Quem é a mulher a quem o Papa beijou a mão? É Alma Desjarlais - e Francisco quis muito pedir-lhe perdão

25 jul 2022, 18:44
Papa Francisco beija a mão de uma sobrevivente de uma escola residencial, Elder Alma Desjarlais (Nathan Denette/The Canadian Press via AP)

O gesto de humildade do Papa Francisco está a emocionar o Canadá

O Papa Francisco chegou ao Canadá para uma “peregrinação penitencial” pelo papel da Igreja Católica durante o tratamento das populações indígenas. À chegada ao aeroporto de Edmonton, Francisco protagonizou um momento emocionante, onde se baixou para beijar a mão de Alma Desjarlais, num gesto de humildade utilizado no passado para com os sobreviventes do Holocausto.
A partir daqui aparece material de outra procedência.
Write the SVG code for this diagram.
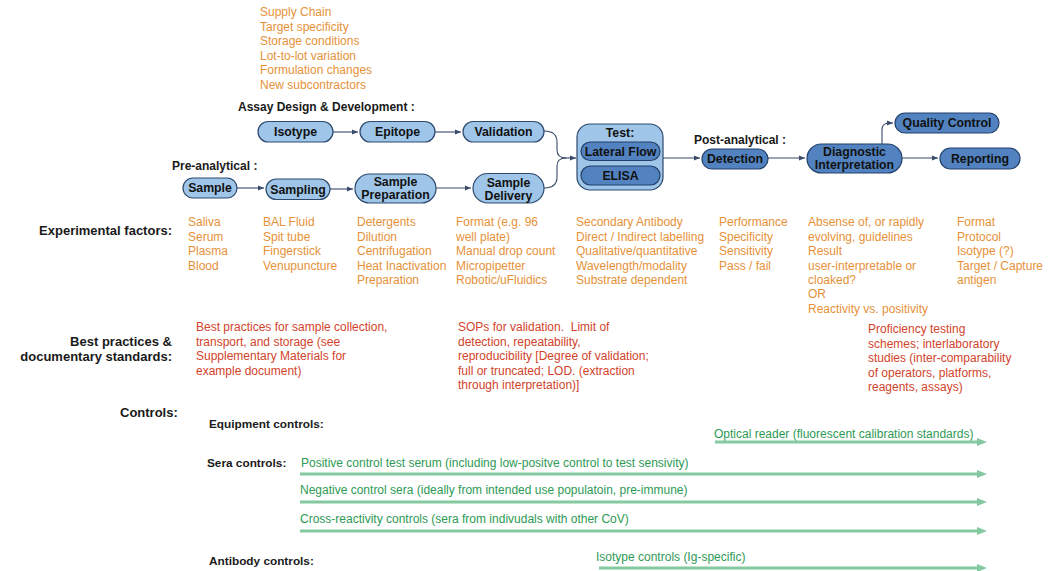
<svg xmlns="http://www.w3.org/2000/svg" width="1056" height="571" viewBox="0 0 1056 571">
<style>
text{font-family:"Liberation Sans",Arial,sans-serif}
.or{fill:#e69138;font-size:12px}
.rd{fill:#d2432b;font-size:12px}
.gr{fill:#2e9a55;font-size:12px}
.hd{fill:#1a1a1a;font-size:13px;font-weight:bold}
.sh{fill:#1a1a1a;font-size:12px;font-weight:bold}
.sub{fill:#1a1a1a;font-size:11.8px;font-weight:bold}
.lt{fill:#9fc5e8;stroke:#2d4a6e;stroke-width:1.2}
.dk{fill:#5283c0;stroke:#22406a;stroke-width:1.2}
.nl{fill:#111;font-size:12.3px;font-weight:bold;text-anchor:middle}
.cn{fill:none;stroke:#3a4a6a;stroke-width:1.1}
.gl{fill:none;stroke:#84c9a0;stroke-width:3}
</style>
<defs>
<marker id="ah" markerUnits="userSpaceOnUse" markerWidth="7" markerHeight="6" refX="6" refY="3" orient="auto"><path d="M0,0.5 L6,3 L0,5.5 Z" fill="#3a4a6a"/></marker>
<marker id="ga" markerUnits="userSpaceOnUse" markerWidth="11" markerHeight="9" refX="1" refY="4.5" orient="auto"><path d="M0,0.5 L10,4.5 L0,8.5 Z" fill="#84c9a0"/></marker>
</defs>

<g id="supply-factors" class="or">
<text x="260" y="16">Supply Chain</text>
<text x="260" y="30.5">Target specificity</text>
<text x="260" y="45">Storage conditions</text>
<text x="260" y="59.5">Lot-to-lot variation</text>
<text x="260" y="74">Formulation changes</text>
<text x="260" y="88.5">New subcontractors</text>
</g>

<text class="sh" x="238" y="111">Assay Design &amp; Development :</text>
<text class="sh" x="172" y="170">Pre-analytical :</text>
<text class="sh" x="694" y="144">Post-analytical :</text>

<g id="connectors">
<path class="cn" d="M333,132 L358,132" marker-end="url(#ah)"/>
<path class="cn" d="M435,132 L461,132" marker-end="url(#ah)"/>
<path class="cn" d="M237,188 L264,188" marker-end="url(#ah)"/>
<path class="cn" d="M330,189 L353,189" marker-end="url(#ah)"/>
<path class="cn" d="M436,188 L471,188" marker-end="url(#ah)"/>
<path class="cn" d="M544,131 Q557,131 557,142 L557,150 Q557,158 566,158"/>
<path class="cn" d="M544,188 Q557,188 557,177 L557,166 Q557,158 566,158"/>
<path class="cn" d="M565,158 L576,158" marker-end="url(#ah)"/>
<path class="cn" d="M663,158 L700,158" marker-end="url(#ah)"/>
<path class="cn" d="M768,158 L805,158" marker-end="url(#ah)"/>
<path class="cn" d="M902,158 L938,158" marker-end="url(#ah)"/>
<path class="cn" d="M882,144 L882,130 Q882,123 889,123 L893,123" marker-end="url(#ah)"/>
</g>

<g id="isotype"><rect class="lt" x="258" y="121.5" width="75" height="20.5" rx="10.25"/><text class="nl" x="295.5" y="136">Isotype</text></g>
<g id="epitope"><rect class="lt" x="360" y="121.5" width="75" height="20.5" rx="10.25"/><text class="nl" x="397.5" y="136">Epitope</text></g>
<g id="validation"><rect class="lt" x="463" y="121.5" width="81" height="20.5" rx="10.25"/><text class="nl" x="503.5" y="136">Validation</text></g>
<g id="sample"><rect class="lt" x="183" y="178" width="54" height="20" rx="10"/><text class="nl" x="210" y="192">Sample</text></g>
<g id="sampling"><rect class="lt" x="266" y="179" width="64" height="20.5" rx="10.25"/><text class="nl" x="298" y="193.5">Sampling</text></g>
<g id="sample-preparation"><rect class="lt" x="355" y="174" width="81" height="29" rx="14.5"/><text class="nl" x="395.5" y="186">Sample</text><text class="nl" x="395.5" y="199">Preparation</text></g>
<g id="sample-delivery"><rect class="lt" x="473" y="173.5" width="71" height="29.5" rx="14.75"/><text class="nl" x="508.5" y="187">Sample</text><text class="nl" x="508.5" y="200">Delivery</text></g>

<g id="test">
<rect class="lt" x="577" y="124" width="86" height="66" rx="13"/>
<text class="nl" x="620" y="137">Test:</text>
<g id="lateral-flow"><rect class="dk" x="581" y="142" width="79" height="18.5" rx="9.25"/><text class="nl" x="620.5" y="155.5">Lateral Flow</text></g>
<g id="elisa"><rect class="dk" x="581" y="166" width="79" height="19" rx="9.5"/><text class="nl" x="620.5" y="180">ELISA</text></g>
</g>

<g id="detection"><rect class="dk" x="702" y="149" width="66" height="20" rx="10"/><text class="nl" x="735" y="163">Detection</text></g>
<g id="diagnostic-interpretation"><rect class="dk" x="807" y="144" width="95" height="29" rx="14.5"/><text class="nl" x="854.5" y="156">Diagnostic</text><text class="nl" x="854.5" y="169">Interpretation</text></g>
<g id="quality-control"><rect class="dk" x="895" y="113" width="104" height="20" rx="10"/><text class="nl" x="947" y="127">Quality Control</text></g>
<g id="reporting"><rect class="dk" x="940" y="148" width="80" height="21" rx="10.5"/><text class="nl" x="980" y="162.5">Reporting</text></g>

<g id="experimental-factors">
<text class="hd" x="172" y="235" text-anchor="end">Experimental factors:</text>
<g class="or">
<text x="188" y="226">Saliva</text><text x="188" y="240.5">Serum</text><text x="188" y="255">Plasma</text><text x="188" y="269.5">Blood</text>
<text x="263" y="226">BAL Fluid</text><text x="263" y="240.5">Spit tube</text><text x="263" y="255">Fingerstick</text><text x="263" y="269.5">Venupuncture</text>
<text x="357" y="226">Detergents</text><text x="357" y="240.5">Dilution</text><text x="357" y="255">Centrifugation</text><text x="357" y="269.5">Heat Inactivation</text><text x="357" y="284">Preparation</text>
<text x="456" y="226">Format (e.g. 96</text><text x="456" y="240.5">well plate)</text><text x="456" y="255">Manual drop count</text><text x="456" y="269.5">Micropipetter</text><text x="456" y="284">Robotic/uFluidics</text>
<text x="576" y="226">Secondary Antibody</text><text x="576" y="240.5">Direct / Indirect labelling</text><text x="576" y="255">Qualitative/quantitative</text><text x="576" y="269.5">Wavelength/modality</text><text x="576" y="284">Substrate dependent</text>
<text x="719" y="226">Performance</text><text x="719" y="240.5">Specificity</text><text x="719" y="255">Sensitivity</text><text x="719" y="269.5">Pass / fail</text>
<text x="808" y="226">Absense of, or rapidly</text><text x="808" y="240.5">evolving, guidelines</text><text x="808" y="255">Result</text><text x="808" y="269.5">user-interpretable or</text><text x="808" y="284">cloaked?</text><text x="808" y="298">OR</text><text x="808" y="312.5">Reactivity vs. positivity</text>
<text x="957" y="226">Format</text><text x="957" y="240.5">Protocol</text><text x="957" y="255">Isotype (?)</text><text x="957" y="269.5">Target / Capture</text><text x="957" y="284">antigen</text>
</g>
</g>

<g id="best-practices">
<text class="hd" x="172" y="345.5" text-anchor="end">Best practices &amp;</text>
<text class="hd" x="172" y="361" text-anchor="end">documentary standards:</text>
<g class="rd">
<text x="196" y="331">Best practices for sample collection,</text><text x="196" y="345.5">transport, and storage (see</text><text x="196" y="360">Supplementary Materials for</text><text x="196" y="374.5">example document)</text>
<text x="458" y="331">SOPs for validation.&#160; Limit of</text><text x="458" y="345.5">detection, repeatability,</text><text x="458" y="360">reproducibility [Degree of validation;</text><text x="458" y="374.5">full or truncated; LOD. (extraction</text><text x="458" y="389">through interpretation)]</text>
<text x="868" y="333">Proficiency testing</text><text x="868" y="347.5">schemes; interlaboratory</text><text x="868" y="362">studies (inter-comparability</text><text x="868" y="376.5">of operators, platforms,</text><text x="868" y="391">reagents, assays)</text>
</g>
</g>

<g id="controls">
<text class="hd" x="120" y="416.5">Controls:</text>
<text class="sub" x="209" y="428">Equipment controls:</text>
<text class="sub" x="207" y="467">Sera controls:</text>
<text class="sub" x="209" y="565">Antibody controls:</text>
<g class="gr">
<text x="714" y="438">Optical reader (fluorescent calibration standards)</text>
<text x="301" y="467">Positive control test serum (including low-positve control to test sensivity)</text>
<text x="300" y="494">Negative control sera (ideally from intended use populatoin, pre-immune)</text>
<text x="300" y="523">Cross-reactivity controls (sera from indivudals with other CoV)</text>
<text x="596" y="561">Isotype controls (Ig-specific)</text>
</g>
<g id="control-arrows">
<path class="gl" d="M715,442 L978,442" marker-end="url(#ga)"/>
<path class="gl" d="M300,474 L978,474" marker-end="url(#ga)"/>
<path class="gl" d="M300,502 L978,502" marker-end="url(#ga)"/>
<path class="gl" d="M300,531 L978,531" marker-end="url(#ga)"/>
<path class="gl" d="M599,568 L978,568" marker-end="url(#ga)"/>
</g>
</g>
</svg>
Alma Desjarlais é representante de um dos três principais grupos indígenas mas tem uma característica que o destaca dos restantes: sobreviveu aos abusos cometidos nos pensionatos indígenas, onde mais de 150.000 crianças indígenas foram recrutadas à força para mais de 130 destas instituições. Aí foram isolados das famílias, da língua e cultura, e foram frequentemente vítimas de violência. Pelo menos 6.000 crianças morreram nestas instituições.

Alma Desjarlais, nascida no Frog Lake, em Alberta, descende da tribo Cree, acabou por ser posta de parte pela sua própria tribo após ter casado com um homem da tribo Métis, da qual faz agora parte. Mesmo com a repressão de que foi alvo, preservou a língua dos seus antepassados, o N’hiawuk, e as práticas de curandeira, que aprendeu da sua avó.

“Antigamente, a mulher era a espinha dorsal da família. Quando os homens iam caçar, elas mantinham as fogueiras em casa e cuidavam da família. E dizia-se que de certa forma uma mulher sempre teve mais voz do que os homens. E agora entrámos nesta outra sociedade. Agora a mulher ficou atrás”, escreveu Alma Desjarlais num artigo académico, chamado “Indigenous Digital Storytelling in Video: Witnessing with Alma Desjarlais”, publicado em 2011.

Recentemente, o governo canadiano admitiu a existência de abuso físico e sexual nas escolas cristãs financiadas pelo Estado que funcionaram do século 19 até à década de 1970. A descoberta em 2021 de mais de 1.300 sepulturas não identificadas perto destas escolas provocou uma onda de choque no país, que está lentamente a descobrir para este passado, descrito como "genocídio cultural" por uma comissão nacional de inquérito.

O Papa Francisco pediu hoje “perdão pelo mal cometido” contra os nativos do Canadá, em particular nos internatos para crianças geridos pela Igreja Católica, e lamentou que alguns dos seus membros tenham “cooperado” em políticas de “destruição cultural”.

"Estou triste. Peço perdão", referiu o sumo pontífice da Igreja Católica a milhares de nativos em Maskwacis, no oeste do Canadá, país onde chegou no domingo para uma “peregrinação penitencial”, um gesto esperado há anos.

Referindo-se a um “erro devastador”, o Papa Francisco reconheceu a responsabilidade da Igreja num sistema em que "as crianças sofreram abusos físicos e verbais, psicológicos e espirituais".

Francisco vai visitar também a cidade de Quebeque e Igaluit, a capital do território de Nunavut, uma cidade do extremo norte do Canadá no arquipélago ártico. Antes de deixar Roma, o Papa enviou uma mensagem na rede social Twitter aos seus "queridos irmãos e irmãs no Canadá".

"Venho entre vós para me encontrar com os povos indígenas. Espero que, com a graça de Deus, a minha peregrinação penitencial possa contribuir para o caminho de reconciliação já iniciado. Por favor, acompanhem-me em oração", escreveu.

No avião, voltou a sublinhar aos jornalistas o aspeto penitencial da sua viagem, que é principalmente dedicada aos povos aborígenes, ameríndios ancestrais que representam hoje 5% da população do Canadá e que formam três grupos: as Primeiras Nações, os Métis e os Inuits.

Os últimos foram submetidos durante décadas a uma política de assimilação forçada, nomeadamente através de um sistema de escolas residenciais para crianças, subsidiado pelo Estado mas administrado na sua maioria pela Igreja Católica.

"Esta viagem histórica é uma parte importante do processo de cura" mas "há ainda muito a fazer", disse George Arcand Jr, grande chefe da Confederação das Primeiras Nações, numa conferência de imprensa em Edmonton na quinta-feira.

O Papa já pediu desculpa a uma delegação de nativos canadianos no Vaticano, em abril passado.